Tom Patterson, chief trust officer and vice president at Unisys and a member of NSTAC, describes it as a “defend today, secure tomorrow” approach.
“While the report clearly calls out, respects, and supports the nation’s past and current efforts on defending today—a mission that many of the report authors are part of on a daily basis—our task was to come together as a nation to envision a dramatically more secure future state and recommend pathways to achieve it,” he said.
Patterson said there have been “good efforts” from “many components of government, international norms, industry associations, and individual organizations,” but that this initiative intends to bring them all together in “a single, coordinated, and funded whole-of-nation approach” that will include “all aspects of federal, state, and local government, as well as industry, academia, associations, and individuals.”
According to the cyber security report, previous cyber security initiatives have “failed to articulate the cybersecurity challenge in a way that incentivizes and ensures this level of collective action.”
Patterson said the report focuses on “six critical pillars”: technology, privacy, ecosystem, policy, education, and behavior.
“It’s within the behavior change section that we most fully recognize that these are not simply technology issues, but rather must fully embrace all aspects of human behavior,” he said.
Fabian said for incentives to address “all aspects of human behavior,” there will have to be the kinds of penalties that have not been seen so far. “Equifax can lose the data of pretty much every credit-having adult in the nation, and what’s the penalty?” he said. “Sure, they lost some money, but it’s a drop in the bucket—it should have been the corporate death penalty, a la Enron, for them.”
Beyond that, there is clearly a technology component at play, in which attackers continue to evolve more quickly than defenders.
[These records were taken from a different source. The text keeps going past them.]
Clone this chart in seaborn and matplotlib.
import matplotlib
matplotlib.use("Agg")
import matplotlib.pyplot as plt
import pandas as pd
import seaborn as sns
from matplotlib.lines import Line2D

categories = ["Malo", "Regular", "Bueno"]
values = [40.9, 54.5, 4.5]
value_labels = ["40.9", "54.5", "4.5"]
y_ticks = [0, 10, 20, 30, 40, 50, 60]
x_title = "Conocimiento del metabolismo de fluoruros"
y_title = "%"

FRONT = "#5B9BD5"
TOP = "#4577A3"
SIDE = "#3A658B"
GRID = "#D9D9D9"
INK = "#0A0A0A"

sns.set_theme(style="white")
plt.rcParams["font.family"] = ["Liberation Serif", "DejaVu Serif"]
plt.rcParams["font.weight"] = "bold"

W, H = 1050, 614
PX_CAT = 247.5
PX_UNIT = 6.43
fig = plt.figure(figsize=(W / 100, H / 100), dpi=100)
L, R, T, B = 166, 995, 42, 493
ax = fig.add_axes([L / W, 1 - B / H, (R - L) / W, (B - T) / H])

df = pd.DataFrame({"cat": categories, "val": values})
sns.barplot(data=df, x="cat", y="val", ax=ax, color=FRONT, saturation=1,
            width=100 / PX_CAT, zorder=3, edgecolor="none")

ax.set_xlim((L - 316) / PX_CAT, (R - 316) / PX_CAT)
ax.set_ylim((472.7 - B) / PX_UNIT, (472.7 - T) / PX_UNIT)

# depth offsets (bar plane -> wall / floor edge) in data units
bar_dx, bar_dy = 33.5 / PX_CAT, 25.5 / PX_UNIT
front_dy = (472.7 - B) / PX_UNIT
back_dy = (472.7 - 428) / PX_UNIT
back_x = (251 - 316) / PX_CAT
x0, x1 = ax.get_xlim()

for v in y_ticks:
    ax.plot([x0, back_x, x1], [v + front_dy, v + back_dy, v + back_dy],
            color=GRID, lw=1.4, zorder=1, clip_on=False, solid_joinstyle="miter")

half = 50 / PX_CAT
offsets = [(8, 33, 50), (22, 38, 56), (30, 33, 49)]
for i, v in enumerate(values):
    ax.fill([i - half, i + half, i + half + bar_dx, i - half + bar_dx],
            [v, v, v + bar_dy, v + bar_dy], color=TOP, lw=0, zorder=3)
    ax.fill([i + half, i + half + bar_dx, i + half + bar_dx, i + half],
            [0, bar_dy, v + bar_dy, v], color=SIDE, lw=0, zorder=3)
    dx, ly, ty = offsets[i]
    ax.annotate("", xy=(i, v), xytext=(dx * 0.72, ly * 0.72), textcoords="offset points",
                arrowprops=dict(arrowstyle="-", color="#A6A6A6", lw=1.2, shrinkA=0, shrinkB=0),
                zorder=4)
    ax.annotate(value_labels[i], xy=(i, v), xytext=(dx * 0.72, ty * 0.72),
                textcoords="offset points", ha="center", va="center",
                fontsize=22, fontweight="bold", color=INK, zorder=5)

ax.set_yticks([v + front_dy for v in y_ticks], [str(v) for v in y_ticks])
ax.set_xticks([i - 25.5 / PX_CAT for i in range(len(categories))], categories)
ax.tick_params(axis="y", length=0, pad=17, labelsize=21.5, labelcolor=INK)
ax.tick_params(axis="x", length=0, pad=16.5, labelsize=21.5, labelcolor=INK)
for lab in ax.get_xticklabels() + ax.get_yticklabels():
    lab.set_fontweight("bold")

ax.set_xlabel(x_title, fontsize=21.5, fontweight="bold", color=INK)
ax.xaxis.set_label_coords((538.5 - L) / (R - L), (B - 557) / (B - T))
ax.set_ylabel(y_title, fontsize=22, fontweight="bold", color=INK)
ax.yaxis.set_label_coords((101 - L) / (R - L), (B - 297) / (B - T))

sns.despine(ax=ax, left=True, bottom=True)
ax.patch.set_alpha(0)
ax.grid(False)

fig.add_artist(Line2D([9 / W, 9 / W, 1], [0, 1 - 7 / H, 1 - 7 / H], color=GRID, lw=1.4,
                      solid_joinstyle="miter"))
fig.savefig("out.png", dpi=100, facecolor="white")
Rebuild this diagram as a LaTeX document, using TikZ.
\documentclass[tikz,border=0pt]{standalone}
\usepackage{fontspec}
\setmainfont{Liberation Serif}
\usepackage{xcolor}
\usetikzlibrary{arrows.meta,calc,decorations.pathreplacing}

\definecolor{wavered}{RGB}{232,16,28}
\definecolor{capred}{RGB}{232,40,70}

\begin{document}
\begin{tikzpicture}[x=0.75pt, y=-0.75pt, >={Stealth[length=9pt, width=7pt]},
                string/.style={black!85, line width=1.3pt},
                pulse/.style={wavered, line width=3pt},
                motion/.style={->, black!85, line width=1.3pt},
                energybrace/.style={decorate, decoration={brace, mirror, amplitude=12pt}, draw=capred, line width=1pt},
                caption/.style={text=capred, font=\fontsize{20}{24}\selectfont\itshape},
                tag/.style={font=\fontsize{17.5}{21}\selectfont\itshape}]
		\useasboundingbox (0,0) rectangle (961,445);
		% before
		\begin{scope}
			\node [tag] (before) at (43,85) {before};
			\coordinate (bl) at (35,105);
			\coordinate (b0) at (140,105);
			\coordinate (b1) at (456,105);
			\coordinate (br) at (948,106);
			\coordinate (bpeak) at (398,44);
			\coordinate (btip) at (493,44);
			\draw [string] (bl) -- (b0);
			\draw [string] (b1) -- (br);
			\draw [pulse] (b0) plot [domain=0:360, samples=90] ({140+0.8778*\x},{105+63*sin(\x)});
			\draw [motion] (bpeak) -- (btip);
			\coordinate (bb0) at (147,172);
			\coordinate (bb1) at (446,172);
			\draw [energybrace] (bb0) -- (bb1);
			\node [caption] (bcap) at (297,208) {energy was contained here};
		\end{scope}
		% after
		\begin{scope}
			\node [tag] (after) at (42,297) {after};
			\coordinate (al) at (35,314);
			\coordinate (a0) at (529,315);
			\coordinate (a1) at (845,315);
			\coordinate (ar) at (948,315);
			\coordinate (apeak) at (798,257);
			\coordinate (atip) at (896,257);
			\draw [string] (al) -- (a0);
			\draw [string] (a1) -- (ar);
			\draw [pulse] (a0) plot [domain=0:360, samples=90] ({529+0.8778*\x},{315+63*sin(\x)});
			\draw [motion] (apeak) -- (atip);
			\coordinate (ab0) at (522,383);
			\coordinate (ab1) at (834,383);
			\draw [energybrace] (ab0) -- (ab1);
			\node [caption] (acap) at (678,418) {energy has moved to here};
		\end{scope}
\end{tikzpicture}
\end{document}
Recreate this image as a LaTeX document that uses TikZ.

The report cites “quantum computing, artificial intelligence (AI) and machine learning, cloud computing, and 5G communications” as tools for automated cyber security defenses that will “shift more leverage and the overall balance of power to cybersecurity defenders.”
But attackers have access to those technologies as well.
Patterson said the initiative calls for the good people to develop them faster. “The report recommends that we accelerate the development and deployment of quantum-resistant encryption in a trusted fashion in advance of these coming adversarial abilities,” he said. “Another example is the coming rollout of 5G communications, which offers the U.S. the ability to significantly improve our overall national communications security posture.”
To which Fabian offers another dose of reality: “At the end of the day, a defender has to do 100,000—or more—things right. Attackers need one mistake.”
Finally, where will the money to fund all this come from? That remains hazy. The moonshot report recommends that the current level of funding for cyber security be increased by “orders of magnitude” without specifying how many orders or the source.
Patterson didn’t specify either, simply saying that “the costs will go up.”
“The report provides a playbook to get to the answers of how much and by whom, but the authors did not want to sugarcoat the issue of funding,” he said, adding that the hope is that economic benefits from better security will offset early cost increases.
Fabian said there will always be applicants for more government funding, but that “any effort needs to start from the ground up. We need to stop trying to do all these sexy things and do the right things right.”
He said a good start would be to eliminate the so-called M&M model of defense—hard on the outside, “but once you get through, it’s all chocolate goodness. Let’s get better at defending, detecting, and shutting down issues, minimizing the damage, rather than putting up a tough shell and dealing with things later,” he said.